Intime – Pengamat Politik dan Kebijakan Publik Universitas Islam Syekh Yusuf (UNIS), Adib Miftahul, menyayangkan konflik yang tengah melanda tubuh Pengurus Besar Nahdlatul Ulama (PBNU), termasuk munculnya dorongan pemakzulan terhadap Ketua Umum PBNU, KH Yahya Cholil Staquf atau Gus Yahya.
Adib menilai kondisi ini mencerminkan degradasi fungsi PBNU sebagai organisasi yang selama ini menjadi garda terdepan dalam urusan keumatan, baik secara geopolitik maupun domestik.
“Sudah sejak lama PBNU dinilai menjadi garda terdepan untuk urusan geopolitik, urusan domestik, dan bagaimana menjaga umat. Tapi menurut saya, urusan menjaga umat ini menjadi kendor. Sehingga saya turut mengkritisi, sudah lah PBNU itu fokus terhadap umat seutuhnya,” ujar Adib di Jakarta, Selasa (25/11).
Menurut Adib, perpecahan yang terjadi saat ini merupakan konsekuensi langsung dari meningkatnya keterlibatan PBNU dalam politik praktis dalam beberapa tahun terakhir. Kondisi tersebut, katanya, telah memicu munculnya faksi-faksi internal yang menyerupai struktur kekuatan di partai politik.
“Ini karena akumulasi PBNU yang terseret dengan politik praktis sehingga terjadi di dalam internal itu banyak faksi-faksi yang berbeda. Ibarat partai politik bagaimana kita punya celah, kita ingin berkuasa itu saja,” jelasnya.
Adib juga menyoroti meningkatnya daya tawar politik PBNU yang dinilainya kini bahkan lebih besar dibandingkan partai politik dalam hal pengaruh publik dan potensi pengerahan suara. Hal ini membuat PBNU semakin dilirik dalam setiap kontestasi elektoral.

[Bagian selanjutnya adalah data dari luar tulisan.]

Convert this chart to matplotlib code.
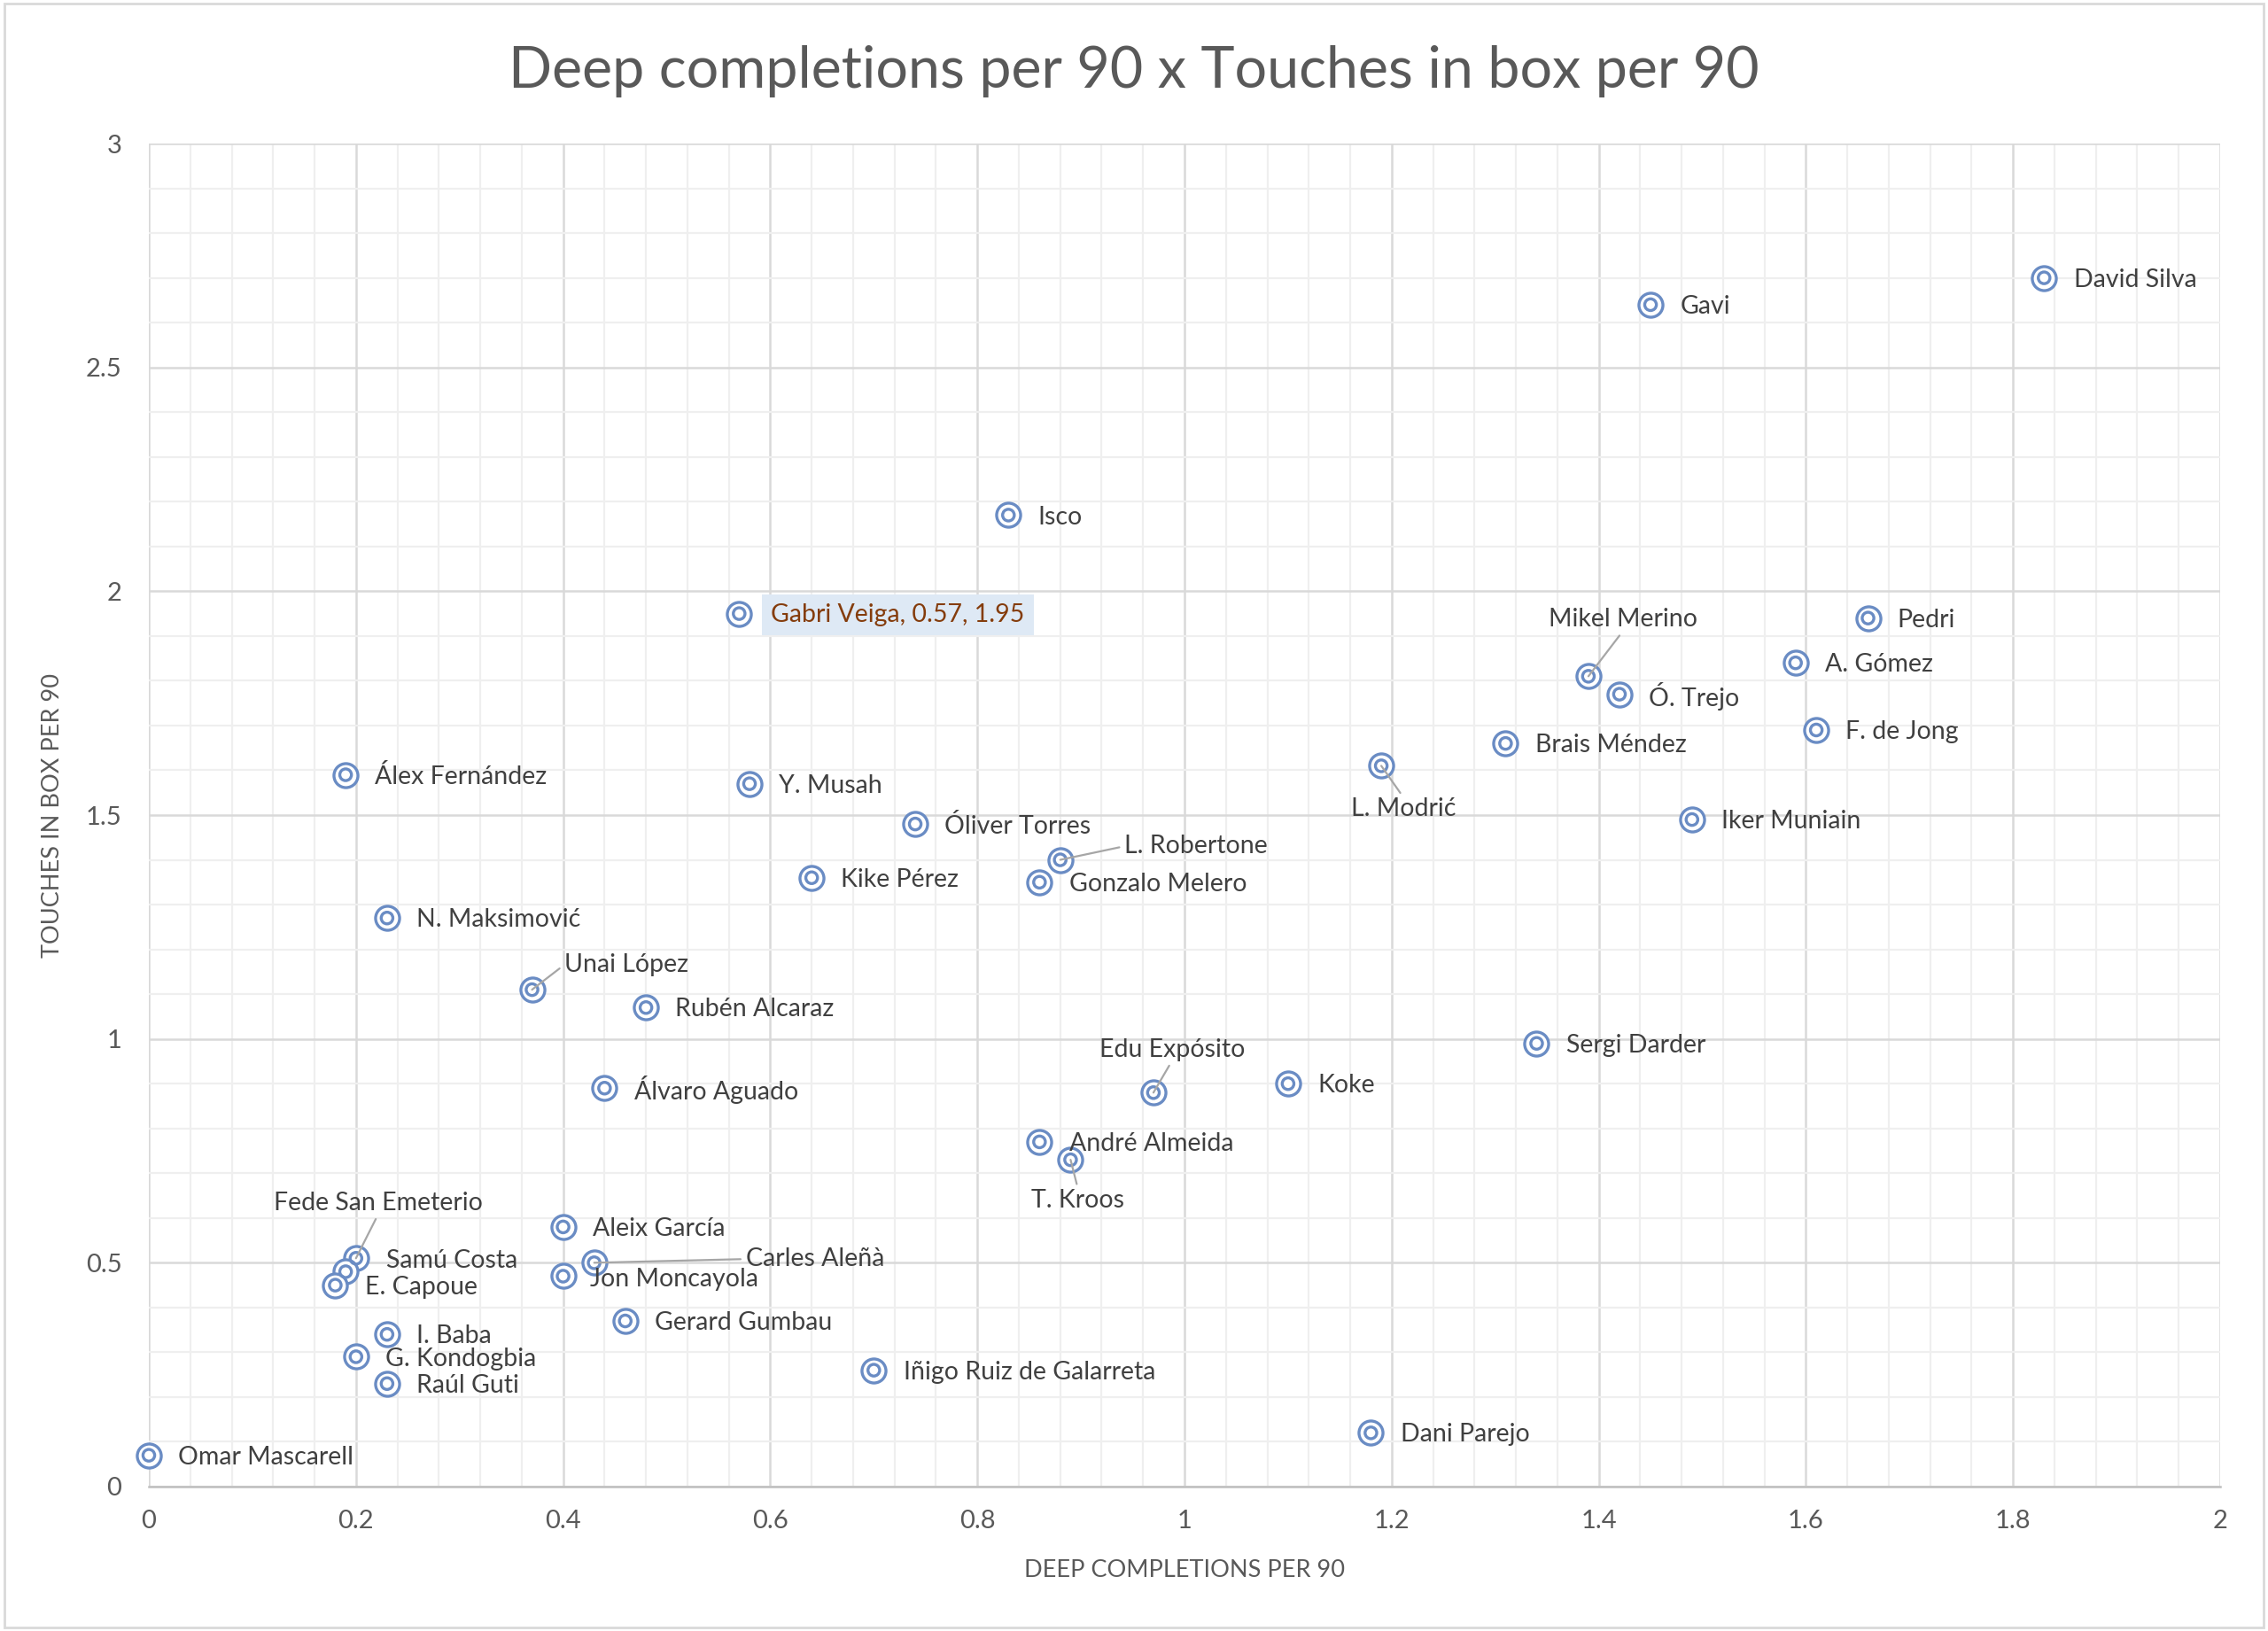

“PBNU malah lebih seksi daripada partai politik sebagai penggedor suara, peraup suara, bahkan kalau mau jujur mungkin untuk meraup pendapatan juga bisa,” kata Adib.
Ia juga mengkhawatirkan adanya pihak luar yang memanfaatkan situasi konflik internal ini untuk kepentingan politik tertentu.
“Karena diduga situasi ini dimanfaatkan oleh tangan tak terlihat dari eksternal yang mencoba mengkooptasi PBNU untuk kepentingan politik,” pungkasnya.